The man moving about the room was perhaps the thing she feared and hated most in the world. Every scene of this kind—and he forced them on her, in spite of her futile resistance, at fairly frequent intervals—represented to her an hour of torture and humiliation. How to hide the scenes and the being who caused them, from her husband, her servants, her friends, was becoming almost her chief preoccupation. She was beginning to be afraid of her brother. For some time she had regarded him as incipiently insane, and as she watched him this evening he seemed to her more than ever charged with sinister possibilities. It appeared to be impossible to influence or frighten him; and she realized that as he seemed not to care a fig whether she caused a scandal or not, and she cared with every pulse of her being, she was really in his power, and it was no good struggling.
“Well, good-night, Edith,” he said at last, taking up his hat. “This’ll last for a bit—but not very long, I warn you—prices being what they are. Oh, by the way, my name just now is Wilson—make a note of it!”
“What’s that for?” she said disdainfully.
“Some Canadian creditors of mine got wind of me—worse luck. I had to change my quarters, and drop the old name—for a bit. However—what’s in a name?” He laughed, and held out his hand.
“Going to shake hands, Edie? You used to be awfully fond of me, when you were small.”
She stood, apparently unmoved, her hands hanging. The pathetic note had been tried on her too often.
“Good-night, Roger. Nannie will show you out.”
The door closed on him, and Lady Winton dropped on a sofa by the fire, her face showing white and middle-aged in the firelight. She was just an ordinary woman, only with a stronger will than most; and as an ordinary woman, amid all her anger and fear, she was not wholly proof against such a spectacle as that now presented by her once favourite brother. It was not his words that affected her—but a hundred little personal facts which every time she saw him burnt a little more deeply into her consciousness the irreparableness of his personal ruin—physical and moral. Idleness, drink, disease—the loss of shame, of self-respect, of manners—the sense of something vital gone for ever—all these fatal things stared out upon her, from his slippery emaciated face, his borrowed clothes, his bullying voice—the scent on him of the mews in which he lived!
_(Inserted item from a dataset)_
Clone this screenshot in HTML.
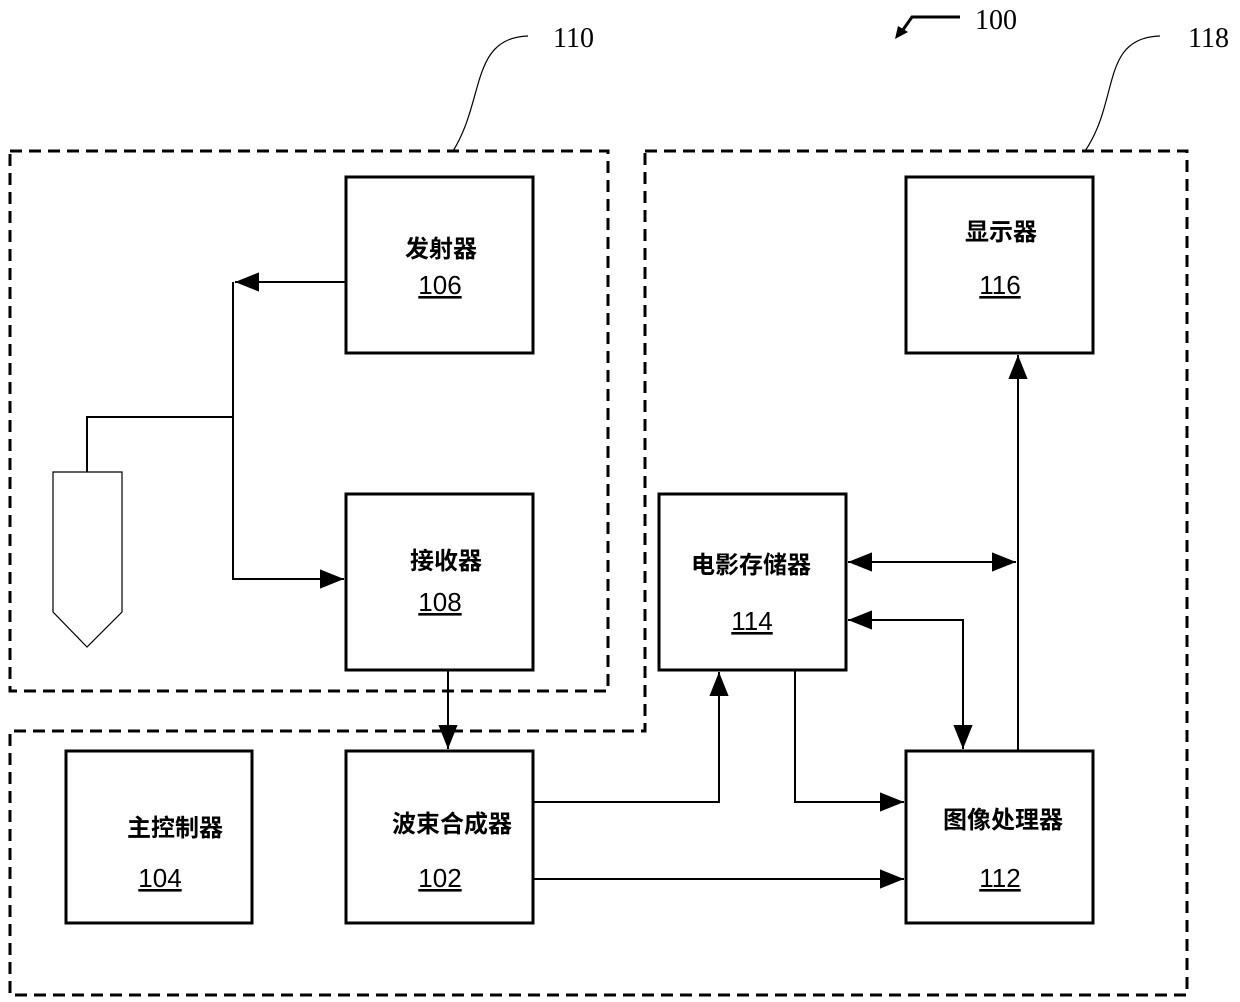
<!DOCTYPE html>
<html><head><meta charset="utf-8"><style>
html,body{margin:0;padding:0;background:#fff;}
svg{display:block;}
text{font-family:"Liberation Sans","Noto Sans CJK SC",sans-serif;font-size:24px;fill:#000;}
.c{font-weight:bold;}
.n{text-decoration:underline;font-size:26px;}
.s{font-family:"Liberation Serif",serif;font-size:28px;}
</style></head><body>
<svg width="1240" height="1002" viewBox="0 0 1240 1002" xmlns="http://www.w3.org/2000/svg">
<defs>
<marker id="b" viewBox="0 0 10 10" refX="10" refY="5" markerWidth="24" markerHeight="24" markerUnits="userSpaceOnUse" orient="auto-start-reverse">
<path d="M0,1 L10,5 L0,9 z" fill="#000"/></marker>
</defs>
<g fill="none" stroke="#000" stroke-width="3" stroke-dasharray="12,7">
<rect x="10" y="151" width="598" height="540"/>
<path d="M645,151 H1187 V995 H10 V731 H645 Z"/>
</g>
<g fill="none" stroke="#000" stroke-width="1.2">
<path d="M453,151 C485,100 470,38 528,36"/>
<path d="M1085,151 C1120,100 1100,38 1160,36"/>
</g>
<path d="M960,17 L912,17 L900,34" fill="none" stroke="#000" stroke-width="3"/>
<path d="M895,39 L898,26 L908,32 z" fill="#000"/>
<text class="s" x="553" y="47">110</text>
<text class="s" x="975" y="29">100</text>
<text class="s" x="1188" y="47">118</text>
<g fill="#fff" stroke="#000" stroke-width="3">
<rect x="346" y="177" width="187" height="176"/>
<rect x="346" y="494" width="187" height="176"/>
<rect x="906" y="177" width="187" height="176"/>
<rect x="659" y="494" width="187" height="176"/>
<rect x="66" y="751" width="186" height="172"/>
<rect x="346" y="751" width="187" height="172"/>
<rect x="906" y="751" width="187" height="172"/>
</g>
<polygon points="53,472 122,472 122,612 87,647 53,612" fill="none" stroke="#000" stroke-width="1.2"/>
<g fill="none" stroke="#000" stroke-width="2">
<path d="M346,282 H235" marker-end="url(#b)"/>
<path d="M233,282 V579 H344" marker-end="url(#b)"/>
<path d="M87,472 V417 H233"/>
<path d="M448,670 V749" marker-end="url(#b)"/>
<path d="M533,802 H719 V672" marker-end="url(#b)"/>
<path d="M533,879 H904" marker-end="url(#b)"/>
<path d="M795,670 V802 H904" marker-end="url(#b)"/>
<path d="M848,562 H1016" marker-start="url(#b)" marker-end="url(#b)"/>
<path d="M848,620 H963 V749" marker-start="url(#b)" marker-end="url(#b)"/>
<path d="M1018,751 V355" marker-end="url(#b)"/>
</g>
<g text-anchor="middle">
<text class="c" x="441" y="257">发射器</text><text class="n" x="440" y="294">106</text>
<text class="c" x="446" y="569">接收器</text><text class="n" x="440" y="611">108</text>
<text class="c" x="1001" y="240">显示器</text><text class="n" x="1000" y="294">116</text>
<text class="c" x="751" y="573">电影存储器</text><text class="n" x="752" y="630">114</text>
<text class="c" x="175" y="836">主控制器</text><text class="n" x="160" y="887">104</text>
<text class="c" x="452" y="832">波束合成器</text><text class="n" x="440" y="887">102</text>
<text class="c" x="1003" y="828">图像处理器</text><text class="n" x="1000" y="887">112</text>
</g>
</svg>
</body></html>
She covered her face with her hands and cried a little. She could remember when he was the darling and pride of the family—especially of his father. How had it happened? He had said to her once, “There must have been a black drop somewhere in our forbears, Edie. It has reappeared in me. We are none of us responsible, my dear, for our precious selves. I may be a sinner and a loafer—but that benevolent Almighty of yours made me.”
That was wicked stuff, of course; but there had been a twist in him from the beginning. Had she done her best for him? There were times when her conscience pricked her.